On the car ride home, he told me all of this without an inkling of remorse to his voice. That irked me, but I know too that was all a part of his act. I had to find the one thing that would help him to understand how unacceptable this behavior was.

“Colby, you have a field trip to go on tomorrow, don’t you?”

“Yeah…” he responded hesitantly.

“Well, see, this is my dilemma. Field trips are a privilege. They are meant for big kids who make choices to listen to their teachers and show them respect. After what I’ve heard from your behavior today, I’m not really sure that I’m comfortable sending you on a field trip when you showed today that you couldn’t listen to your teacher’s instructions.”

He started whimpering.

“But, I want to go on the field trip, Mommy!”

I let him sit with that for a minute. Cruel? Maybe. But it felt like the right thing to do.

“Here’s the deal, dude,” I said after what probably felt like an eternity to him, but was really 30 seconds. “I will let you go on the field trip tomorrow. But understand this: If I hear that you are disrespectful, if I hear that you don’t listen or that you whine at all, I will absolutely NOT allow you to go on the field trip next week.

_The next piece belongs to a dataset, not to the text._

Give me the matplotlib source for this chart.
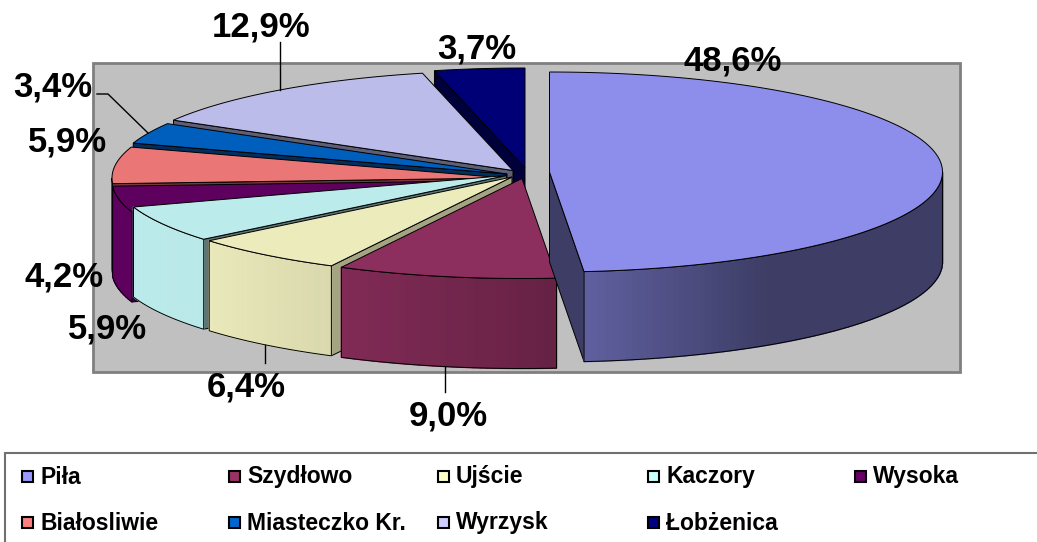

Do you understand me?”

“Yes, Mommy!” Colby said.

Then I repeated that whole “field trips are a privilege thing” because I liked how it sounded and also, because I was remembering an adorable story from my friend:

Will, then three years old, was in his preschool class. Another child had just been taken to the hallway for being exceptionally naughty. Will stood up and sternly informed the class, “Guys! Preschool is a privilege!” in hopes that they would all understand how not-okay it was to get in trouble while in class.

Adorable, right?

After dinner, Colby wrote a note to his teacher to apologize. It was the first real note that he’s written. Love those teaching moments that turn into even teach-ier moments.

The story continues, though. Tuesday was also a less-than-great day for Lily and we got a note home that said she was very whiny and threw a tantrum at lunch time. At dinner, we gave her a bit of a talking-to and mentioned more of the, “You need to respect your teachers” stuff. We also took away watching a Christmas movie Tuesday night for the kids, because of the bummer notes home.

Yesterday, both kids did great and Lily’s teacher wrote an extra note to let us know that Lily was “very conscious of her behavior and did an excellent job today.”

Clint and I were ecstatic. Let’s just hope it wasn’t a one day thing, huh?